Member of Bihar Legislative Council
- Incumbent
- Assumed office 2014

Minister of Revenue and Land Reforms Government of Bihar
- In office 20 November 2015 – 26 July 2017
- Chief Minister: Nitish Kumar

Member of the Bihar Legislative Assembly for Manigachhi
- In office 1985 – 1995
- Preceded by: Nagendra Jha
- Succeeded by: Lalit Kumar Yadav

Personal details
- Born: 1 August 1956 (age 69)
- Political party: Indian National Congress
- Education: MSc; PhD;

= Madan Mohan Jha =

Indian politician

Madan Mohan Jha is an Indian politician from Darbhanga district of Bihar, India. He is a member of Bihar Legislative Council, second term elected from Teachers Constituency.
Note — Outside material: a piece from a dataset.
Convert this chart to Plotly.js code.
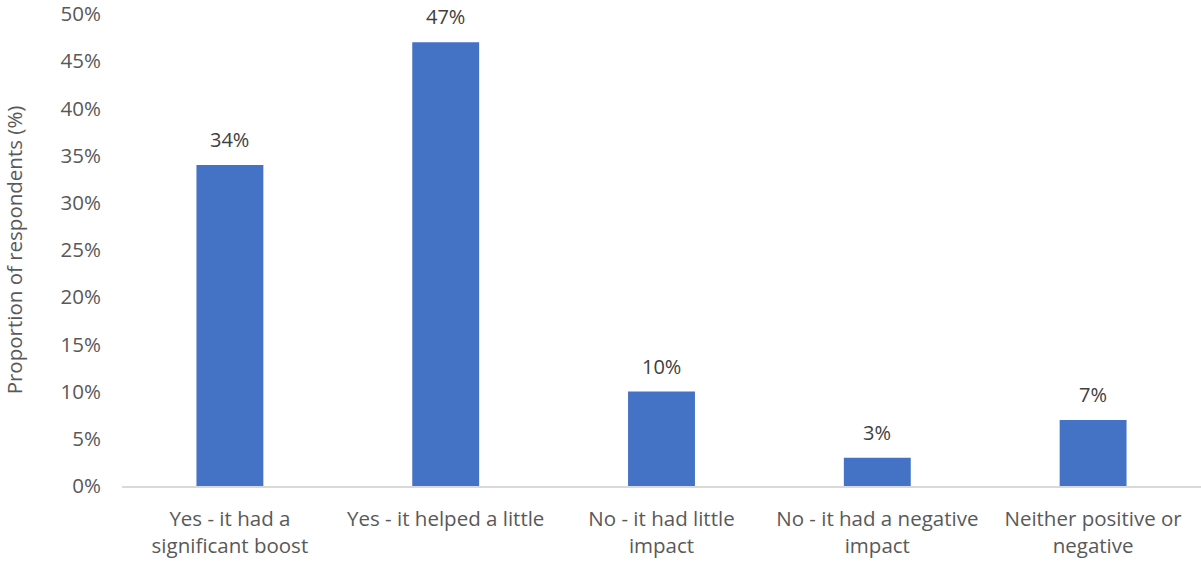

He is a former president of Bihar Pradesh Congress Committee. He was a member of Bihar Legislative Assembly for Manigachhi from 1985 to 1995.

== Political career ==
Jha contested 1985 Bihar Legislative Assembly election from Manigachhi (Vidhan Sabha constituency) as an Indian National Congress candidate and won two consecutive terms. He became a member of Bihar Legislative Council in 2014. He was appointed chief of Bihar Pradesh Congress Committee in 2018. In 2022, he resigned from the post and Dr Akhilesh Prasad Singh became the new president of Bihar Pradesh Congress Committee.